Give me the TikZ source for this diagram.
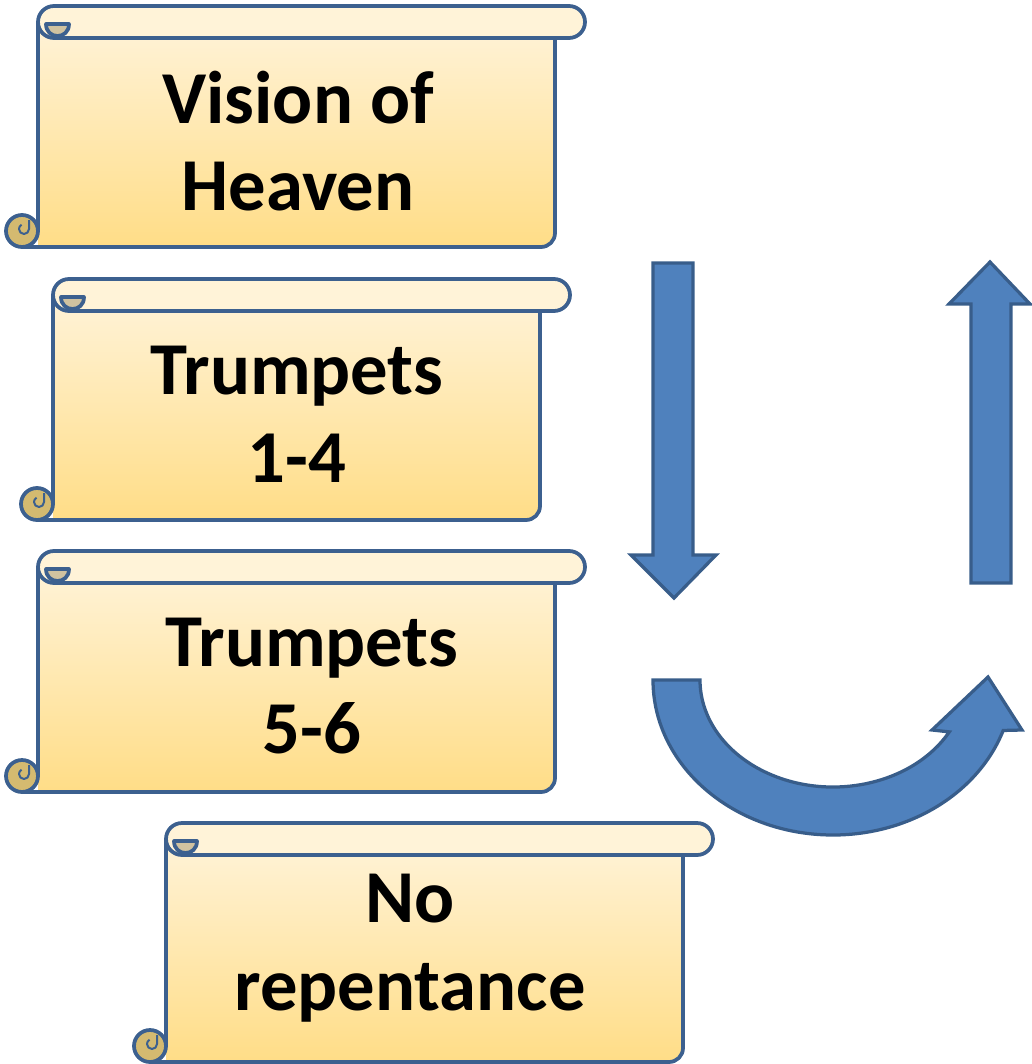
\documentclass[tikz,border=0pt]{standalone}
\usepackage{fontspec}
\setmainfont{Carlito}
\definecolor{scrollline}{RGB}{60,96,143}
\definecolor{scrolltop}{RGB}{255,243,216}
\definecolor{scrollbot}{RGB}{255,221,135}
\definecolor{curltop}{RGB}{208,194,160}
\definecolor{curlbot}{RGB}{212,186,112}
\definecolor{arrowfill}{RGB}{79,129,189}
\definecolor{arrowline}{RGB}{56,93,138}

\tikzset{
  scrolledge/.style={draw=scrollline, line width=0.075cm, line join=round},
  arrowshape/.style={fill=arrowfill, draw=arrowline, line width=0.065cm, line join=miter},
  scrolltext/.style={align=center, inner sep=0pt,
    font=\fontsize{42.5}{50}\selectfont\bfseries}
}

% #1 left, #2 top, #3 right, #4 bottom
\newcommand{\drawscroll}[4]{%
  \fill[top color=scrolltop, bottom color=scrollbot]
    (#1,{#2+16}) -- (#1,#4) -- ({#3-14},#4)
    arc[start angle=90, end angle=0, radius=14] -- (#3,{#2+16}) -- cycle;
  \filldraw[scrolledge, fill=curlbot] ({#1-16},{#4-16}) circle[radius=16];
  \draw[scrolledge, line width=0.04cm] ({#1-9},{#4-27}) -- ({#1-9},{#4-18})
    arc[start angle=0, end angle=240, radius=5];
  \draw[scrolledge] (#1,{#2+16}) -- (#1,{#4-16});
  \draw[scrolledge] ({#1-16},#4) -- ({#3-14},#4)
    arc[start angle=90, end angle=0, radius=14] -- (#3,{#2+32});
  \filldraw[scrolledge, fill=scrolltop] ({#1+16},#2) -- ({#3+14},#2)
    arc[start angle=-90, end angle=90, radius=16] -- ({#1+16},{#2+32})
    arc[start angle=90, end angle=270, radius=16] -- cycle;
  \filldraw[scrolledge, fill=curltop] ({#1+31},{#2+18})
    .. controls ({#1+31},{#2+34}) and ({#1+8},{#2+34}) .. ({#1+8},{#2+18}) -- cycle;
}

\begin{document}
\begin{tikzpicture}[x=0.02cm, y=-0.02cm]
  \useasboundingbox (0,0) rectangle (1031,1064);

  % scrolls
  \drawscroll{38}{6}{555}{247}
  \drawscroll{53}{279}{540}{520}
  \drawscroll{38}{551}{555}{792}
  \drawscroll{166}{823}{683}{1062}

  \node[scrolltext] (vision) at (298,141) {Vision of\\Heaven};
  \node[scrolltext] (trumpa) at (297,414) {Trumpets\\1-4};
  \node[scrolltext] (trumpb) at (312,686) {Trumpets\\5-6};
  \node[scrolltext] (norep) at (410,948) {No\\repentance};

  % arrows
  \draw[arrowshape] (653,263) -- (693,263) -- (693,555) -- (716,555)
    -- (674,598) -- (631,555) -- (653,555) -- cycle;
  \draw[arrowshape] (971,583) -- (1011,583) -- (1011,304) -- (1030,304)
    -- (990,262) -- (949,304) -- (971,304) -- cycle;
  \draw[arrowshape] (653,680)
    arc[start angle=180, end angle=19, x radius=180, y radius=155]
    -- (1022,730) -- (988,677) -- (932,730)
    -- ({833+133*cos(29)},{680+107*sin(29)})
    arc[start angle=29, end angle=180, x radius=133, y radius=107] -- cycle;
\end{tikzpicture}
\end{document}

────────────────────

Task prompt:
Leave the pictures out and please restate exactly the lines running from the start of the material through the one with "(0,0) rectangle (1031,1064);".

Reply to the exercise:
Give me the TikZ source for this diagram.
\documentclass[tikz,border=0pt]{standalone}
\usepackage{fontspec}
\setmainfont{Carlito}
\definecolor{scrollline}{RGB}{60,96,143}
\definecolor{scrolltop}{RGB}{255,243,216}
\definecolor{scrollbot}{RGB}{255,221,135}
\definecolor{curltop}{RGB}{208,194,160}
\definecolor{curlbot}{RGB}{212,186,112}
\definecolor{arrowfill}{RGB}{79,129,189}
\definecolor{arrowline}{RGB}{56,93,138}

\tikzset{
  scrolledge/.style={draw=scrollline, line width=0.075cm, line join=round},
  arrowshape/.style={fill=arrowfill, draw=arrowline, line width=0.065cm, line join=miter},
  scrolltext/.style={align=center, inner sep=0pt,
    font=\fontsize{42.5}{50}\selectfont\bfseries}
}

% #1 left, #2 top, #3 right, #4 bottom
\newcommand{\drawscroll}[4]{%
  \fill[top color=scrolltop, bottom color=scrollbot]
    (#1,{#2+16}) -- (#1,#4) -- ({#3-14},#4)
    arc[start angle=90, end angle=0, radius=14] -- (#3,{#2+16}) -- cycle;
  \filldraw[scrolledge, fill=curlbot] ({#1-16},{#4-16}) circle[radius=16];
  \draw[scrolledge, line width=0.04cm] ({#1-9},{#4-27}) -- ({#1-9},{#4-18})
    arc[start angle=0, end angle=240, radius=5];
  \draw[scrolledge] (#1,{#2+16}) -- (#1,{#4-16});
  \draw[scrolledge] ({#1-16},#4) -- ({#3-14},#4)
    arc[start angle=90, end angle=0, radius=14] -- (#3,{#2+32});
  \filldraw[scrolledge, fill=scrolltop] ({#1+16},#2) -- ({#3+14},#2)
    arc[start angle=-90, end angle=90, radius=16] -- ({#1+16},{#2+32})
    arc[start angle=90, end angle=270, radius=16] -- cycle;
  \filldraw[scrolledge, fill=curltop] ({#1+31},{#2+18})
    .. controls ({#1+31},{#2+34}) and ({#1+8},{#2+34}) .. ({#1+8},{#2+18}) -- cycle;
}

\begin{document}
\begin{tikzpicture}[x=0.02cm, y=-0.02cm]
  \useasboundingbox (0,0) rectangle (1031,1064);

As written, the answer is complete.